Why the Holidays are to Blame for Your Dry Spell
The holiday season is upon us. More like laying right on top of us like a warm body, we wish it was. No matter your religion or holiday celebrations, this time of year is a shit show filled with draining bank accounts, unnerving group discussions, and colorful calendars, all wrapped up in a chocolate bow. We are rushing around finding the most thoughtful presents, or dishes that will win the hearts of our loved ones. As we plan the days to shop, we also plan the days to travel, to see friends, to spend time with the family, to stay on top of our self-love regime, to… date?
Holidays are infamous for making us feel lonelier compared to any other time of the year. We crave a companion to hold us through the freezing wind gusts as we check off our holiday to-do lists. No matter if we want a relationship or not, there’s something nice about having someone to take the edge off our busy schedules. A thought that is so stereotypical of the season. Cuffing season or buffing season, whatever you want to call it, is peaking. While some are just looking for something without the “uff.” A simple holiday date or fling to keep our libidos from freezing.
However, we want to justify our dating desires. There’s one kicker that is keeping us from playing the game. Everyone is busy too, and no one has time to date. Our potential date or match, they’re bracing those same gusty winds to find the perfect gift for their friend while telling their mum when they are coming home for the holidays. It’s a hard pill to swallow. The spoiled eggnog in our whiskey cup.
We can’t seem to secure a solid chat with a match. Dating app swipes only seem to bring us deeper into the blizzard. And the options? Even colder than the last months. No matter our motives, the lack of promising matches is disappointing. Plus, the hopeful holiday meet-cute we search for at the holiday market can’t seem to catch our eyes. When we thought our dry spell couldn’t get any drier, the cold is making us crack.
So, what can we do to relieve our holiday dating gloom?

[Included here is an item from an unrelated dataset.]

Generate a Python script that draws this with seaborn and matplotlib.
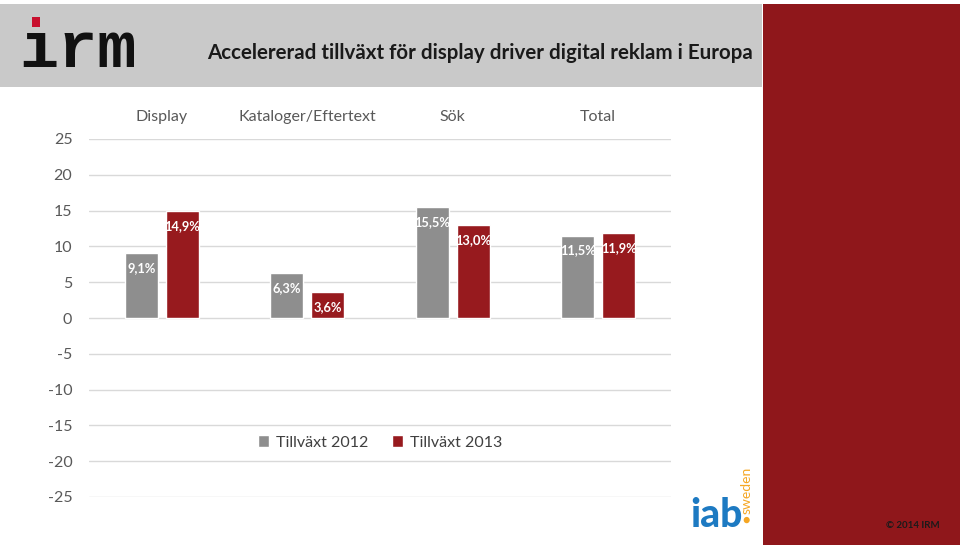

Slather on more moisturizer and know that it’s not us. It’s the holidays. As much as the dater on the other end of the algorithm wants to chat, there may be a sale on the gift their sister has been asking for on the other tab. The Harry to our Sally is making eyes with the pre-made charcuterie board maker to secure a holiday appetizer that will make their Mum proud. Our attention is being pulled in too many directions to stay focused on the eyes of a potential lover we don’t know yet.
Texts fade. Plans get pushed to the new year. Matches never make it off the app. Chances are, we aren’t the reason for any of this. The holidays have us all by the sleigh bells, with minimal time to share the holiday cheer beyond our immediate circle. It’s okay to let dating take a back seat to the holidays if that means making more peace for us. Instead of focusing on the dates we don’t have, we should look at the dates we have with ourselves, our friends, and our family. We can continue swiping or looking for dreamy eyes in the bar crowds but remove the pressure that every glance and swipe must be a success story.
In the absence of our wind gust buddy, there’s extra time for us to mask our faces with hydrating serums to fill the cracks. Look up from our phones and see the twinkly lights growing around us. It’s an opportunity to work on ourselves, so we don’t just end up with a so-called “buffer.” The one we use only as a body shield against the wind doesn’t make our holiday brighter.
The year is closing, and it may not end with the bang we were hoping for. But don’t blame the dry spell on yourself or the dates that physically can’t fit into the calendar. Blame it on Jack Frost. The freezing winds only last a few seconds, but the memories you will make staying present with the people already in your life will last forever.